Determine how many lines contain the string "standalone". Respond with that number and nothing more.

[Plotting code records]

-------------------------

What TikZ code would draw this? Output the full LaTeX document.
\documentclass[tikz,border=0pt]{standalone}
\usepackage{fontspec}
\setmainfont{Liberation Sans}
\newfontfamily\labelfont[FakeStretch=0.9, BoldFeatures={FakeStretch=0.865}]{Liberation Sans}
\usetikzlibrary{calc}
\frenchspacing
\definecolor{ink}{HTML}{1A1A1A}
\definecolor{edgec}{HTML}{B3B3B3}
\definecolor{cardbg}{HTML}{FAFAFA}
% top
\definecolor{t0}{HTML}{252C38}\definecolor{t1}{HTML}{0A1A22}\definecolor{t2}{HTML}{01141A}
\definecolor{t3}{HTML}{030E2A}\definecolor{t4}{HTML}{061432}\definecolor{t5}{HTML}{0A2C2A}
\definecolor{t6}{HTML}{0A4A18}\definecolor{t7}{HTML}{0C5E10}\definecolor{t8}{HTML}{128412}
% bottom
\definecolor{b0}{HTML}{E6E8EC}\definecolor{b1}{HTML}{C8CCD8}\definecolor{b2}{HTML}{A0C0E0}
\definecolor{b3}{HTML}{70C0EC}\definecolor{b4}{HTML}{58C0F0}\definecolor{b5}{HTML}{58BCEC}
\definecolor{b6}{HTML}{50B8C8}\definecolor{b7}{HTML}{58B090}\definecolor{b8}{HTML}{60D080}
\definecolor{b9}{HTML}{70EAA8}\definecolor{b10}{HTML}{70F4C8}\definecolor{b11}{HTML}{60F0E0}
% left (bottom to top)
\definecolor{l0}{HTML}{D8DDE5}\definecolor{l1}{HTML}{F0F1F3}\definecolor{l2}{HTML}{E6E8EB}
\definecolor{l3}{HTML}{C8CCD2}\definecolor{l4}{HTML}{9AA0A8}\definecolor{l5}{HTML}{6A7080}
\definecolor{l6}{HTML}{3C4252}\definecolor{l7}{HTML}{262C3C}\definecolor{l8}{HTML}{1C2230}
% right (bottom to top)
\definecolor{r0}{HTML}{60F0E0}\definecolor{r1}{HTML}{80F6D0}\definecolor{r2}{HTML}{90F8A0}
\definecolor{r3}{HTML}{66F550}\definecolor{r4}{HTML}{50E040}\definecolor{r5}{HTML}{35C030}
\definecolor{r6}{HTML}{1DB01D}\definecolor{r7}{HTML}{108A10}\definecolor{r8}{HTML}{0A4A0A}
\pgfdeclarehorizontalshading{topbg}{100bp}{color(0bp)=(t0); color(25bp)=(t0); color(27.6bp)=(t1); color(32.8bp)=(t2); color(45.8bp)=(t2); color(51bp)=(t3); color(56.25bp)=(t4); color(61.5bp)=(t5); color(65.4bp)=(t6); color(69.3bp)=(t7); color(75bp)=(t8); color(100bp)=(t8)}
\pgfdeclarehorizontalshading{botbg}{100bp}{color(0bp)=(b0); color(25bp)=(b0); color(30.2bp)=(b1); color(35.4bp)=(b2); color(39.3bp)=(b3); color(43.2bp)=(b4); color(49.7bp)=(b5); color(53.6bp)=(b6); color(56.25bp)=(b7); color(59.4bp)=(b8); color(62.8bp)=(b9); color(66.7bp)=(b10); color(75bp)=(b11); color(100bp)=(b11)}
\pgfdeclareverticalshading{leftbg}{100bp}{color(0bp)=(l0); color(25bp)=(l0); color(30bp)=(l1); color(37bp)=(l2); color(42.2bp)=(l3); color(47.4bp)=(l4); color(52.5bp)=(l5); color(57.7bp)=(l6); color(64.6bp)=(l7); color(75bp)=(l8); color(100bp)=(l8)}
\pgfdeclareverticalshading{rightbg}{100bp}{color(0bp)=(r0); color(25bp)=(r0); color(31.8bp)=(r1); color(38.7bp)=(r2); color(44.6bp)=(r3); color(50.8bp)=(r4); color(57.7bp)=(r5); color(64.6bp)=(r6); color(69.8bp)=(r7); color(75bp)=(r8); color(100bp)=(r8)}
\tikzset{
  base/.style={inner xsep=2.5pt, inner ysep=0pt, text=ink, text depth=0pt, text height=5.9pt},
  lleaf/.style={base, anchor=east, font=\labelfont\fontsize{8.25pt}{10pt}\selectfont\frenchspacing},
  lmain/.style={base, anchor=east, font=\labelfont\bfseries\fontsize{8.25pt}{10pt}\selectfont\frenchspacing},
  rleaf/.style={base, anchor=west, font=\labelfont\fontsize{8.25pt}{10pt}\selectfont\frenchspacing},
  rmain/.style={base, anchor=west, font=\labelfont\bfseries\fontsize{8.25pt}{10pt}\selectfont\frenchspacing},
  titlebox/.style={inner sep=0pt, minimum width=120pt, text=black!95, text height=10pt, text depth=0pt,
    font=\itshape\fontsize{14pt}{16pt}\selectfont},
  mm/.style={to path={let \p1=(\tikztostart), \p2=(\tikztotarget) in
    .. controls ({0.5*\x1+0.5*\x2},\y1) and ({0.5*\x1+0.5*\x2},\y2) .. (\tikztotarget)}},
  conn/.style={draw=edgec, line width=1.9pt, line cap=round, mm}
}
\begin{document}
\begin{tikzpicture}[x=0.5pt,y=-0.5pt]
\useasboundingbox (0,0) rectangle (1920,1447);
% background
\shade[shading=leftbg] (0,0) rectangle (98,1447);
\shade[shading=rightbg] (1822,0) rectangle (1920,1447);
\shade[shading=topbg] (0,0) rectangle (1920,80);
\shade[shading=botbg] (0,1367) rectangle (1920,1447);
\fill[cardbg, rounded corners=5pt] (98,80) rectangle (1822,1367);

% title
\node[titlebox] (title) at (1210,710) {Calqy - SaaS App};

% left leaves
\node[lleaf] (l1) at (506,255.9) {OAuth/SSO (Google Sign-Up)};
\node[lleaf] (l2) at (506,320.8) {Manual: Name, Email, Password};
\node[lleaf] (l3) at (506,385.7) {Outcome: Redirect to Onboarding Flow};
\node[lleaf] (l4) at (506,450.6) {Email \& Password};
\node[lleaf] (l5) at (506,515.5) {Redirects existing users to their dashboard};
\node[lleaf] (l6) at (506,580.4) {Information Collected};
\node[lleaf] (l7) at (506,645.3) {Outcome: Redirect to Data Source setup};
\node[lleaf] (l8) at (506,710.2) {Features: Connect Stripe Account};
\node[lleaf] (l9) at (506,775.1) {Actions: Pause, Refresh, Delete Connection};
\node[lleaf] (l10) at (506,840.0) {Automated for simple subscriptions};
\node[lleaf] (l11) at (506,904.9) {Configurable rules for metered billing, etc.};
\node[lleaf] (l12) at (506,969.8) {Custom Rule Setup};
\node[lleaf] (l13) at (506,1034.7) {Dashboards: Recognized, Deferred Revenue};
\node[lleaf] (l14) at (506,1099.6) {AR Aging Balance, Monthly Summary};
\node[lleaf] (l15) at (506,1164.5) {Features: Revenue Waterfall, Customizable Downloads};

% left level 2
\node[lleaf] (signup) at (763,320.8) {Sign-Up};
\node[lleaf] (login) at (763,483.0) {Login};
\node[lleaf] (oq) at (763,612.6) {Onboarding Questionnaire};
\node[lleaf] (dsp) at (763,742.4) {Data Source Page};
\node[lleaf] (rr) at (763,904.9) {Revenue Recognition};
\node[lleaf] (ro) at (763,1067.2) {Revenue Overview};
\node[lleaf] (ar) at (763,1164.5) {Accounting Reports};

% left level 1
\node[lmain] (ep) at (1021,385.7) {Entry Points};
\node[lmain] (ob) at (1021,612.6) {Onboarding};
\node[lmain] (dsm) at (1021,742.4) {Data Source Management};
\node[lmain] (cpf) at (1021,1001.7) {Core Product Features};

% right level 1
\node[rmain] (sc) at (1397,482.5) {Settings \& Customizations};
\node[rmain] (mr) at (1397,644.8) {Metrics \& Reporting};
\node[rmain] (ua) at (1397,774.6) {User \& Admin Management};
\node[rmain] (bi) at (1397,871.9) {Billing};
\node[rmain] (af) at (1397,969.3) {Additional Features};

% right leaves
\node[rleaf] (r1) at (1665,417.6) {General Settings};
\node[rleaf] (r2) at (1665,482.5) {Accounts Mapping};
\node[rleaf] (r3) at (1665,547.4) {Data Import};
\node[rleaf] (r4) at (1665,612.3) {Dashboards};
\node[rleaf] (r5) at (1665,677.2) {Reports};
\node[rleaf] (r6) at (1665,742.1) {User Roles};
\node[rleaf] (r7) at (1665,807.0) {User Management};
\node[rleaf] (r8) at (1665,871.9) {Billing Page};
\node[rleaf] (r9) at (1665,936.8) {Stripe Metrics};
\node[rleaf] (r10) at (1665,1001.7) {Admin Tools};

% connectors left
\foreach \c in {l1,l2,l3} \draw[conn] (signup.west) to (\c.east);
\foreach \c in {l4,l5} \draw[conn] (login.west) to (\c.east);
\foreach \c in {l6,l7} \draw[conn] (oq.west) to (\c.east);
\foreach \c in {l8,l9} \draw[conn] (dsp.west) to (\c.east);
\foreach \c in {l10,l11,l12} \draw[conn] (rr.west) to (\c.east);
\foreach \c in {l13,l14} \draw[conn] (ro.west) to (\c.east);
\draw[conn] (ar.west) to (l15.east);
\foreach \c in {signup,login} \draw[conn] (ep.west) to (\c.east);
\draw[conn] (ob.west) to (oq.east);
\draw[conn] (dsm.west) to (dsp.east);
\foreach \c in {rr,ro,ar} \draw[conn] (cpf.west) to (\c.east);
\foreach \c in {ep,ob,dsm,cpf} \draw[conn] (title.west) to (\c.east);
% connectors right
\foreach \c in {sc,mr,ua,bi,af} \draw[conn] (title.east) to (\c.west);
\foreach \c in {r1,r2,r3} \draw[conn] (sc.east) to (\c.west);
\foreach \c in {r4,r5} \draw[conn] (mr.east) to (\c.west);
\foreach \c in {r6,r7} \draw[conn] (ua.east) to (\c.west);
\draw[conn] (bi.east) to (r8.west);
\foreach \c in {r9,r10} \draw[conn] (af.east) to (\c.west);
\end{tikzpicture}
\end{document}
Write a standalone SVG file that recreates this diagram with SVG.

-------------------------

◆ Solved problem ◆
2